Gotchas: When sparse files materialize. Sparse files can accidentally expand to full size:

  • cp sparse.img copy.img without --sparse=always writes all zeros, expanding to 10GB
  • dd if=sparse.img of=copy.img without conv=sparse does the same
  • Writing a sparse file to a block device (USB drive, SD card) materializes all holes—10GB logical becomes 10GB physical
  • Some backup tools don't preserve sparseness by default (check rsync --sparse, tar -S)

FUSE: Filesystems in Userspace

FUSE (Filesystem in Userspace) lets you implement filesystems as regular programs instead of kernel modules. The kernel FUSE module passes filesystem operations (open, read, write) to a userspace daemon, which handles them however it wants.

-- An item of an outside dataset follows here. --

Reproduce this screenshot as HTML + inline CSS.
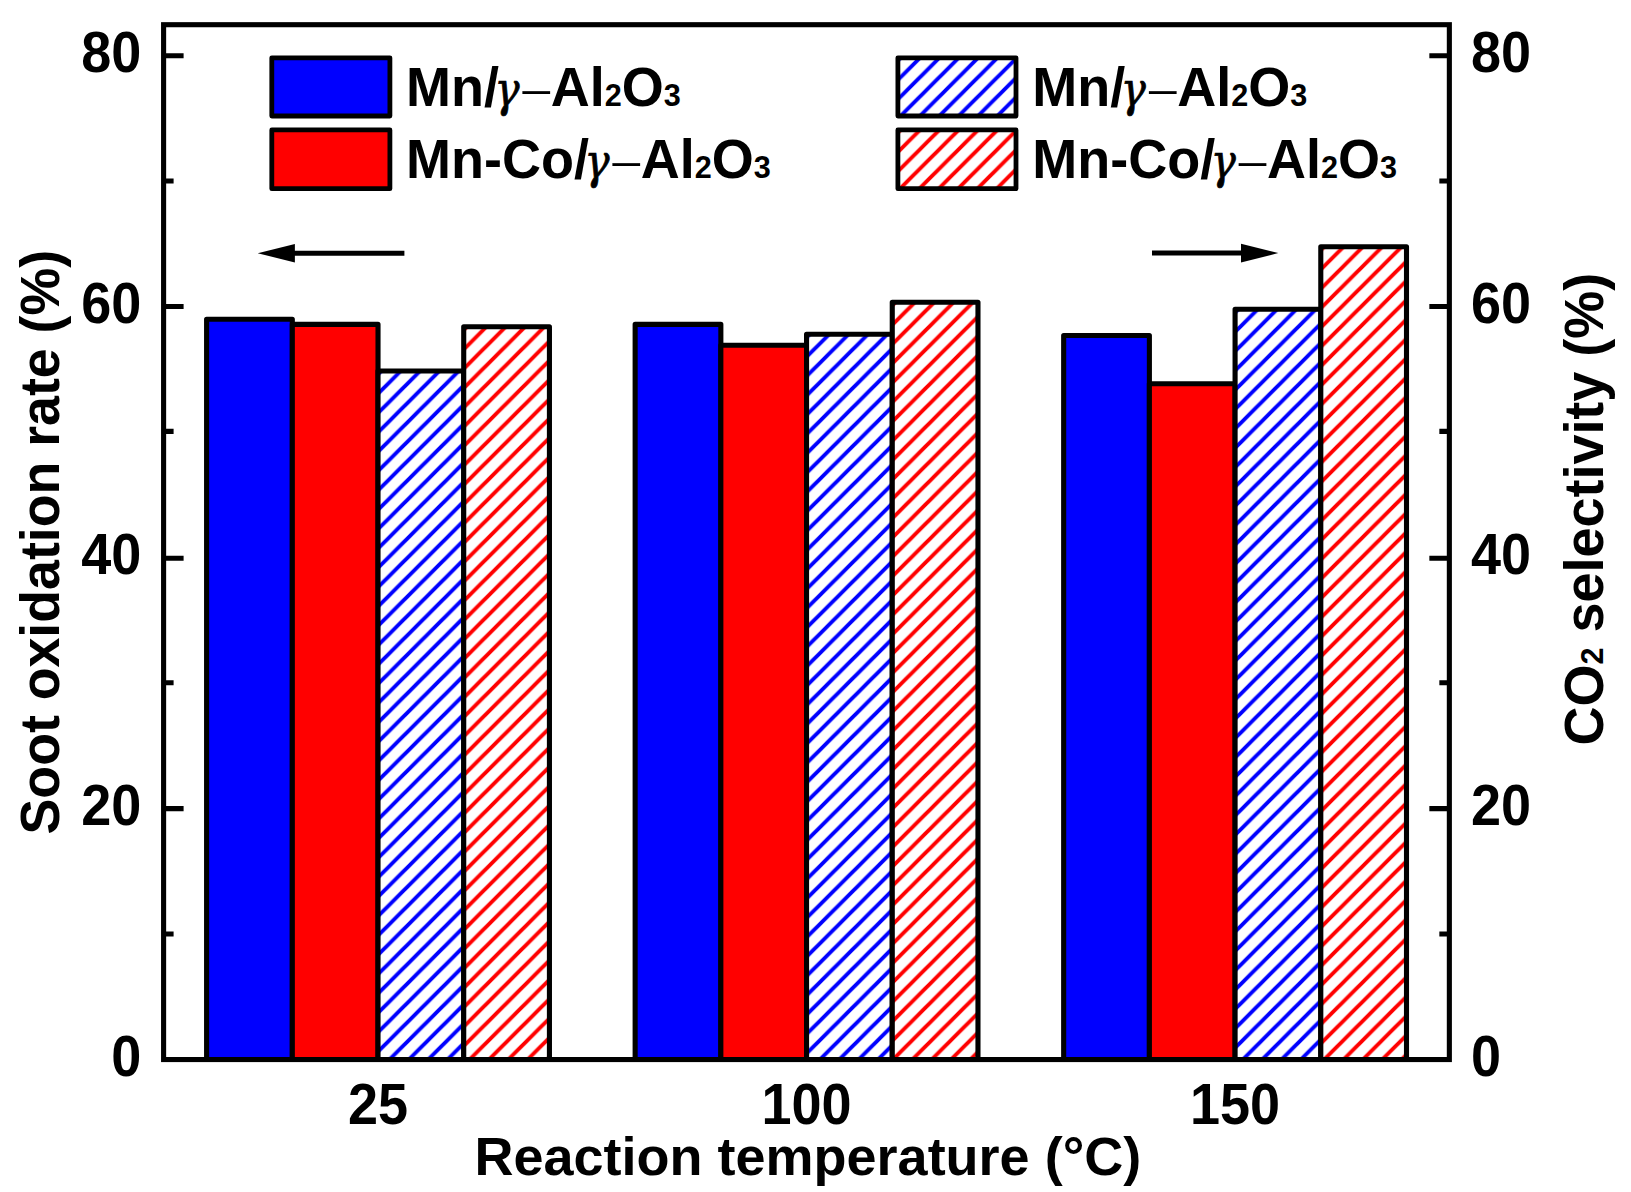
<!DOCTYPE html>
<html lang="en"><head><meta charset="utf-8"><title>Soot oxidation rate and CO2 selectivity</title>
<style>html,body{margin:0;padding:0;background:#fff}body{width:1631px;height:1192px;overflow:hidden}svg{display:block}text{font-family:"Liberation Sans",sans-serif;font-weight:bold;fill:#000}.g{font-family:"Liberation Serif",serif;font-weight:normal}.s{font-family:"Liberation Sans",sans-serif;font-weight:normal}.gi{font-family:"DejaVu Serif Condensed","DejaVu Serif",serif;font-weight:normal;font-style:italic}</style></head><body>
<svg width="1631" height="1192" viewBox="0 0 1631 1192">
<defs>
<pattern id="h1" patternUnits="userSpaceOnUse" width="19.350" height="19.350" x="17.117" y="0">
<path d="M-19.350 19.350L19.350 -19.350M-19.350 38.700L38.700 -19.350M0.000 38.700L38.700 0.000" stroke="#0000ff" stroke-width="3.90" fill="none"/>
</pattern>
<pattern id="h2" patternUnits="userSpaceOnUse" width="19.350" height="19.350" x="0.473" y="0">
<path d="M-19.350 19.350L19.350 -19.350M-19.350 38.700L38.700 -19.350M0.000 38.700L38.700 0.000" stroke="#ff0000" stroke-width="3.90" fill="none"/>
</pattern>
<pattern id="h3" patternUnits="userSpaceOnUse" width="19.350" height="19.350" x="2.500" y="0">
<path d="M-19.350 19.350L19.350 -19.350M-19.350 38.700L38.700 -19.350M0.000 38.700L38.700 0.000" stroke="#0000ff" stroke-width="3.90" fill="none"/>
</pattern>
<pattern id="h4" patternUnits="userSpaceOnUse" width="19.350" height="19.350" x="17.507" y="0">
<path d="M-19.350 19.350L19.350 -19.350M-19.350 38.700L38.700 -19.350M0.000 38.700L38.700 0.000" stroke="#ff0000" stroke-width="3.90" fill="none"/>
</pattern>
<pattern id="h5" patternUnits="userSpaceOnUse" width="19.350" height="19.350" x="19.033" y="0">
<path d="M-19.350 19.350L19.350 -19.350M-19.350 38.700L38.700 -19.350M0.000 38.700L38.700 0.000" stroke="#0000ff" stroke-width="3.90" fill="none"/>
</pattern>
<pattern id="h6" patternUnits="userSpaceOnUse" width="19.350" height="19.350" x="3.640" y="0">
<path d="M-19.350 19.350L19.350 -19.350M-19.350 38.700L38.700 -19.350M0.000 38.700L38.700 0.000" stroke="#ff0000" stroke-width="3.90" fill="none"/>
</pattern>
<pattern id="h7" patternUnits="userSpaceOnUse" width="19.350" height="19.350" x="10.350" y="0">
<path d="M-19.350 19.350L19.350 -19.350M-19.350 38.700L38.700 -19.350M0.000 38.700L38.700 0.000" stroke="#0000ff" stroke-width="3.90" fill="none"/>
</pattern>
<pattern id="h8" patternUnits="userSpaceOnUse" width="19.350" height="19.350" x="5.050" y="0">
<path d="M-19.350 19.350L19.350 -19.350M-19.350 38.700L38.700 -19.350M0.000 38.700L38.700 0.000" stroke="#ff0000" stroke-width="3.90" fill="none"/>
</pattern>
</defs>
<rect x="0" y="0" width="1631" height="1192" fill="#fff"/>
<rect x="206.60" y="319.30" width="85.71" height="740.25" fill="#0000ff" stroke="#000" stroke-width="5.1" stroke-linejoin="round"/>
<rect x="292.31" y="324.40" width="85.71" height="735.15" fill="#ff0000" stroke="#000" stroke-width="5.1" stroke-linejoin="round"/>
<rect x="378.02" y="371.00" width="85.71" height="688.55" fill="#fff"/>
<rect x="378.02" y="371.00" width="85.71" height="688.55" fill="url(#h1)" stroke="#000" stroke-width="5.1" stroke-linejoin="round"/>
<rect x="463.72" y="326.70" width="85.71" height="732.85" fill="#fff"/>
<rect x="463.72" y="326.70" width="85.71" height="732.85" fill="url(#h2)" stroke="#000" stroke-width="5.1" stroke-linejoin="round"/>
<rect x="635.14" y="324.40" width="85.71" height="735.15" fill="#0000ff" stroke="#000" stroke-width="5.1" stroke-linejoin="round"/>
<rect x="720.84" y="345.30" width="85.71" height="714.25" fill="#ff0000" stroke="#000" stroke-width="5.1" stroke-linejoin="round"/>
<rect x="806.55" y="334.20" width="85.71" height="725.35" fill="#fff"/>
<rect x="806.55" y="334.20" width="85.71" height="725.35" fill="url(#h3)" stroke="#000" stroke-width="5.1" stroke-linejoin="round"/>
<rect x="892.26" y="302.20" width="85.71" height="757.35" fill="#fff"/>
<rect x="892.26" y="302.20" width="85.71" height="757.35" fill="url(#h4)" stroke="#000" stroke-width="5.1" stroke-linejoin="round"/>
<rect x="1063.67" y="335.50" width="85.71" height="724.05" fill="#0000ff" stroke="#000" stroke-width="5.1" stroke-linejoin="round"/>
<rect x="1149.38" y="383.80" width="85.71" height="675.75" fill="#ff0000" stroke="#000" stroke-width="5.1" stroke-linejoin="round"/>
<rect x="1235.08" y="309.20" width="85.71" height="750.35" fill="#fff"/>
<rect x="1235.08" y="309.20" width="85.71" height="750.35" fill="url(#h5)" stroke="#000" stroke-width="5.1" stroke-linejoin="round"/>
<rect x="1320.79" y="246.80" width="85.71" height="812.75" fill="#fff"/>
<rect x="1320.79" y="246.80" width="85.71" height="812.75" fill="url(#h6)" stroke="#000" stroke-width="5.1" stroke-linejoin="round"/>
<rect x="163.60" y="24.70" width="1285.75" height="1034.85" fill="none" stroke="#000" stroke-width="5.1"/>
<path d="M163.60 1059.55h20 M1449.35 1059.55h-20 M163.60 934.07h10 M1449.35 934.07h-10 M163.60 808.59h20 M1449.35 808.59h-20 M163.60 682.70h10 M1449.35 682.70h-10 M163.60 558.30h20 M1449.35 558.30h-20 M163.60 431.40h10 M1449.35 431.40h-10 M163.60 306.50h20 M1449.35 306.50h-20 M163.60 181.00h10 M1449.35 181.00h-10 M163.60 55.70h20 M1449.35 55.70h-20" stroke="#000" stroke-width="5.1" fill="none"/>
<text transform="translate(141.40 1075.75) scale(1 1.050)" font-size="54.00" text-anchor="end">0</text>
<text transform="translate(1471.00 1075.75) scale(1 1.050)" font-size="54.00" text-anchor="start">0</text>
<text transform="translate(141.40 824.79) scale(1 1.050)" font-size="54.00" text-anchor="end">20</text>
<text transform="translate(1471.00 824.79) scale(1 1.050)" font-size="54.00" text-anchor="start">20</text>
<text transform="translate(141.40 573.83) scale(1 1.050)" font-size="54.00" text-anchor="end">40</text>
<text transform="translate(1471.00 573.83) scale(1 1.050)" font-size="54.00" text-anchor="start">40</text>
<text transform="translate(141.40 322.86) scale(1 1.050)" font-size="54.00" text-anchor="end">60</text>
<text transform="translate(1471.00 322.86) scale(1 1.050)" font-size="54.00" text-anchor="start">60</text>
<text transform="translate(141.40 71.90) scale(1 1.050)" font-size="54.00" text-anchor="end">80</text>
<text transform="translate(1471.00 71.90) scale(1 1.050)" font-size="54.00" text-anchor="start">80</text>
<text transform="translate(378.02 1124.20) scale(1 1.050)" font-size="54.00" text-anchor="middle">25</text>
<text transform="translate(806.55 1124.20) scale(1 1.050)" font-size="54.00" text-anchor="middle">100</text>
<text transform="translate(1235.08 1124.20) scale(1 1.050)" font-size="54.00" text-anchor="middle">150</text>
<text transform="translate(807.85 1174.80)" font-size="54.00" text-anchor="middle">Reaction temperature (°C)</text>
<text transform="translate(59.40 542.20) rotate(-90) scale(1 1.040)" font-size="53.70" text-anchor="middle">Soot oxidation rate (%)</text>
<text transform="translate(1603.30 745.40) rotate(-90) scale(1 1.040)" font-size="53.95" text-anchor="start">CO<tspan font-size="30.59">2</tspan> selectivity (%)</text>
<rect x="271.8" y="57.8" width="118.1" height="58.2" fill="#0000ff" stroke="#000" stroke-width="4.8" stroke-linejoin="round"/>
<text transform="translate(406.00 105.90) scale(1 1.040)" font-size="54.00" text-anchor="start">Mn/<tspan class="gi" font-size="46.5" dx="-4.4" stroke="#000" stroke-width="0.7">γ</tspan><tspan class="g" dx="3.3">–</tspan><tspan dx="1">Al</tspan><tspan font-size="30.62">2</tspan>O<tspan font-size="30.62">3</tspan></text>
<rect x="271.8" y="129.9" width="118.1" height="58.8" fill="#ff0000" stroke="#000" stroke-width="4.8" stroke-linejoin="round"/>
<text transform="translate(406.00 178.00) scale(1 1.040)" font-size="54.00" text-anchor="start">Mn-Co/<tspan class="gi" font-size="46.5" dx="-4.4" stroke="#000" stroke-width="0.7">γ</tspan><tspan class="g" dx="3.3">–</tspan><tspan dx="1">Al</tspan><tspan font-size="30.62">2</tspan>O<tspan font-size="30.62">3</tspan></text>
<rect x="897.9" y="57.8" width="118.1" height="58.2" fill="#fff"/>
<rect x="897.9" y="57.8" width="118.1" height="58.2" fill="url(#h7)" stroke="#000" stroke-width="4.8" stroke-linejoin="round"/>
<text transform="translate(1032.30 105.90) scale(1 1.040)" font-size="54.00" text-anchor="start">Mn/<tspan class="gi" font-size="46.5" dx="-4.4" stroke="#000" stroke-width="0.7">γ</tspan><tspan class="g" dx="3.3">–</tspan><tspan dx="1">Al</tspan><tspan font-size="30.62">2</tspan>O<tspan font-size="30.62">3</tspan></text>
<rect x="897.9" y="129.9" width="118.1" height="58.8" fill="#fff"/>
<rect x="897.9" y="129.9" width="118.1" height="58.8" fill="url(#h8)" stroke="#000" stroke-width="4.8" stroke-linejoin="round"/>
<text transform="translate(1032.30 178.00) scale(1 1.040)" font-size="54.00" text-anchor="start">Mn-Co/<tspan class="gi" font-size="46.5" dx="-4.4" stroke="#000" stroke-width="0.7">γ</tspan><tspan class="g" dx="3.3">–</tspan><tspan dx="1">Al</tspan><tspan font-size="30.62">2</tspan>O<tspan font-size="30.62">3</tspan></text>
<path d="M404.4 253.2H290" stroke="#000" stroke-width="5" fill="none"/><path d="M257.7 253.2L294.9 243.9V262.5Z" fill="#000"/>
<path d="M1152 253.1H1246" stroke="#000" stroke-width="5" fill="none"/><path d="M1278.3 253.1L1241 243.8V262.4Z" fill="#000"/>
</svg></body></html>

[Application] ---+ [Kernel VFS] ---+ [FUSE kernel module]
                                                      |
                                                      |
                                               [Userspace daemon]
                                                      |
                                                      |
                                               [Actual storage]

Real-world examples:

  • sshfs: Mount remote directories over SSH. No special server setup needed—if you can SSH, you can mount. Perfect for development against remote machines.
  • rclone mount: Mount cloud storage (S3, Google Drive, Dropbox) as a local filesystem. Reads and writes go to the cloud transparently.
  • encfs: Encrypted filesystem where encrypted files live in a regular directory and the decrypted view is mounted elsewhere. Simpler than dm-crypt for file-level encryption.
  • Custom filesystems: Expose databases as directories (each row is a file), implement virtual filesystems for specific applications, or create read-only views of complex data structures.

Trade-off: FUSE is much easier to develop than kernel modules (write in any language, debug with normal tools, crashes don't panic the kernel), but there's performance overhead from userspace context switches. For many applications, the convenience is worth it.